Back to Articles

7 Emerging Risks Banks Face When Deploying Agentic AI

7 Emerging Risks Banks Face When Deploying Agentic AI
[
Blog
]
Table of contents
    TOC icon
    TOC icon up
    Electric Mind
    Published:
    September 16, 2025
    Key Takeaways
    • Treat agentic AI as an operational system that acts, not just predicts, and design controls to match.
    • Tie objectives to business KPIs and counter-metrics so agents optimize for quality, fairness, and cost.
    • Build privacy-first data flows with scoped permissions, masking, and traceable access to protect trust.
    • Instrument audit-grade traces and replay so risk teams can verify actions without slowing delivery.
    • Keep people in the loop with thresholds, sampled review, and clear escalation for high-impact outcomes.
    Arrow new down

    Agentic AI that acts on your behalf will accelerate banking operations, yet it introduces risk you cannot ignore. Teams love the promise of assistants that open tickets, draft messages, update records, and call APIs without a human handoff. The same autonomy that saves hours also creates new attack surfaces, compliance traps, and accountability gaps. Executives who plan for these realities will ship useful systems faster, with fewer surprises and stronger controls.

    Bank programs that adopted robotic process automation learned a similar lesson a decade ago. Speed without clear guardrails created rework, customer issues, and audit findings. Agentic systems raise the stakes because models write prompts, chain tools, and pursue goals that touch regulated data and money movement. You need a plan that blends model governance with production-grade software controls so value shows up early and keeps improving.

    Why Agentic AI Creates Unique Risks for Banks

    Agentic AI pairs language models with tools and goals, which turns predictions into actions. Those actions touch sensitive systems such as customer communications, credit servicing, fraud workflows, and payments. Small errors that look harmless in a sandbox convert to financial loss, privacy exposure, or misstatements once permissions are real.
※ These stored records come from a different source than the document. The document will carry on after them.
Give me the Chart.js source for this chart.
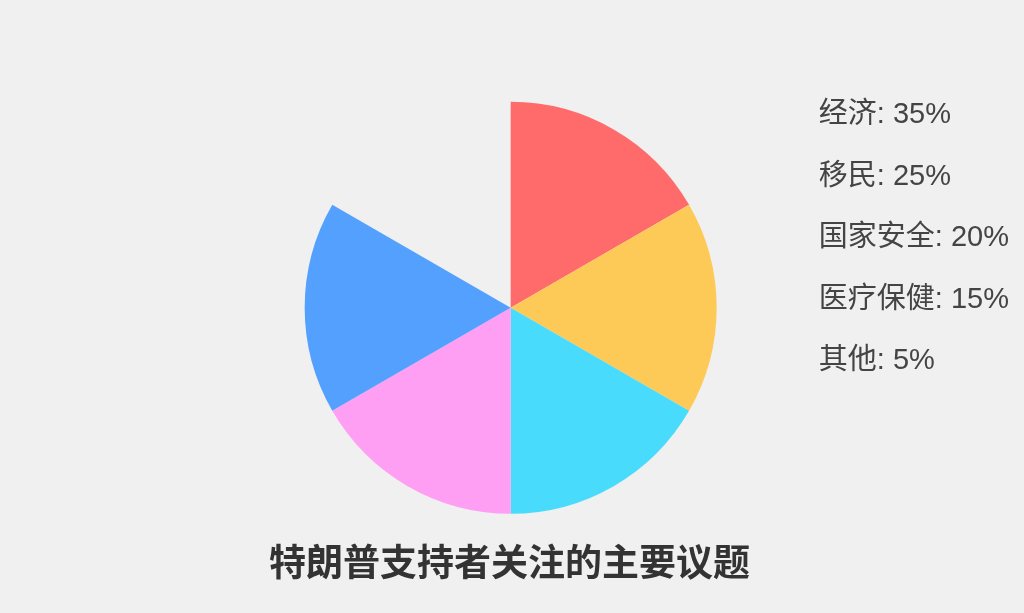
<!DOCTYPE html>
<html>
<head>
<meta charset="utf-8">
<script src="https://cdn.jsdelivr.net/npm/chart.js@4"></script>
<style>
  html, body { margin: 0; padding: 0; background: #f0f0f0; }
  #wrap { width: 1024px; height: 613px; }
</style>
</head>
<body>
<div id="wrap"><canvas id="issues-chart"></canvas></div>
<script>
// Main issues for Trump supporters
const issueLabels = ['经济', '移民', '国家安全', '医疗保健', '其他'];
const issueShares = [35, 25, 20, 15, 5];          // % shown in legend
const sliceDegrees = [60, 60, 60, 60, 60];        // each wedge as drawn
const issueColors = ['#FF6B6B', '#FECA57', '#48DBFB', '#FF9FF3', '#54A0FF'];

const textFont = "'Liberation Sans', Arial, 'Noto Sans CJK SC', sans-serif";

Chart.defaults.font.family = textFont;

const ctx = document.getElementById('issues-chart').getContext('2d');
new Chart(ctx, {
    type: 'pie',
    data: {
        labels: issueLabels,
        datasets: [{
            data: sliceDegrees,
            backgroundColor: issueColors,
            borderWidth: 0,
            radius: 206
        }]
    },
    options: {
        responsive: true,
        maintainAspectRatio: false,
        animation: false,
        circumference: 300,
        layout: {
            padding: { top: 80, left: 0, right: 5, bottom: 0 }
        },
        plugins: {
            tooltip: { enabled: false },
            legend: {
                position: 'right',
                align: 'start',
                labels: {
                    color: '#444',
                    font: { size: 29 },
                    boxWidth: 0,
                    boxHeight: 52.5,
                    padding: 9,
                    generateLabels: function (chart) {
                        return issueLabels.map((label, i) => ({
                            text: label + ': ' + issueShares[i] + '%',
                            fillStyle: 'transparent',
                            strokeStyle: 'transparent',
                            lineWidth: 0,
                            fontColor: '#444',
                            hidden: false,
                            index: i
                        }));
                    }
                }
            },
            // empty box on the left so the pie sits in the middle of the page
            subtitle: {
                display: true,
                position: 'left',
                fullSize: false,
                text: '',
                font: { size: 10 },
                padding: { top: 107, bottom: 107 }
            },
            title: {
                display: true,
                position: 'bottom',
                text: '特朗普支持者关注的主要议题',
                color: '#333',
                font: { size: 37, weight: 'bold' },
                padding: { top: 8, bottom: 25 }
            }
        }
    }
});
</script>
</body>
</html>
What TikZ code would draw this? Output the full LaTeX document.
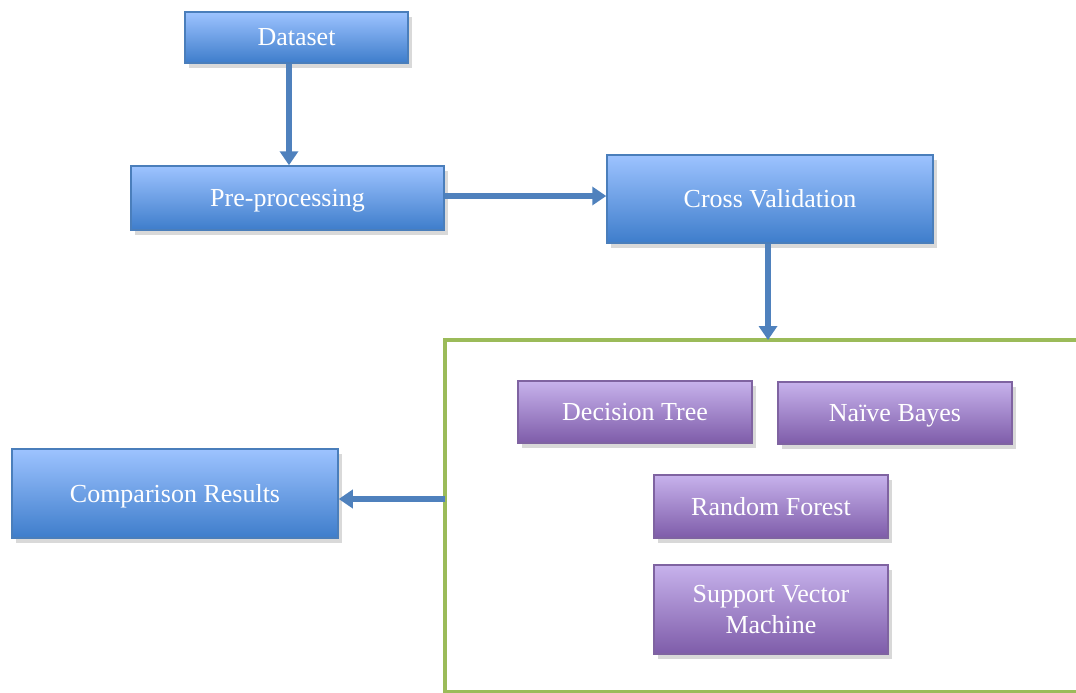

That difference explains why traditional model governance feels incomplete for agentic ai risks that span data flow, identity, and process safety.

    The risks of AI in banking increase when models call external APIs, write to core ledgers, or schedule tasks across teams. Autonomy breaks the old separation where analytics predicted outcomes and people executed the work. Banks now need guardrails that constrain goals, tools, and context while providing clear escalation paths. That shift asks for a mix of product controls, security hardening, and audit-grade logging that will stand up to regulators and internal audit.

    7 Emerging Risks Banks Face When Deploying Agentic AI

    Agentic systems change risk posture from model accuracy to operational integrity. Controls must assume the agent will act, not just advise. Banks that treat this as a software problem plus a compliance problem will move faster with fewer surprises. Leaders who understand agentic AI risks will set clear boundaries, instrument actions, and protect customers while unlocking value.

    1. Model Bias Leading to Compliance Breaches

    Bias hides inside training data, synthetic data, and prompt patterns that seem neutral. An agent that prioritizes callbacks or fee waivers based on skewed signals will produce unfair outcomes at scale. That exposure touches fair lending rules, marketing consent, and disclosure standards across jurisdictions. You will need bias tests that are scenario based, not just global metrics, and you will need guardrails that block unsafe actions when disparities appear.

    Compliance teams want traceability that links model input, policy constraints, and the final action taken. The control will show that protected classes were treated consistently and that exceptions were reviewed. Automated remediation that flips to human review on threshold breaches preserves speed while reducing legal exposure. This approach supports ai in banking risk management without slowing delivery of improvements that matter to customers.

    2. Data Privacy and Customer Trust Concerns

    Agentic workflows often pull context from chat histories, call notes, knowledge bases, and transaction logs. That blend will leak secrets across contexts if you do not separate scopes, retention rules, and role permissions. Privacy rules such as consent boundaries, data minimization, and regional residency will apply to prompts, tool calls, and outputs. Clear data-use notices and opt-out controls reduce complaints and protect long-term relationships with your customers.

    Technical proof will matter, not just policy slides. Private routing, prompt watermarking, and field-level redaction will give auditors concrete artifacts to review. Event logs that show which data fields were accessed, why they were needed, and which tools were used will build confidence. Strong privacy posture earns customer trust and lowers the total cost of ownership through fewer incidents and escalations.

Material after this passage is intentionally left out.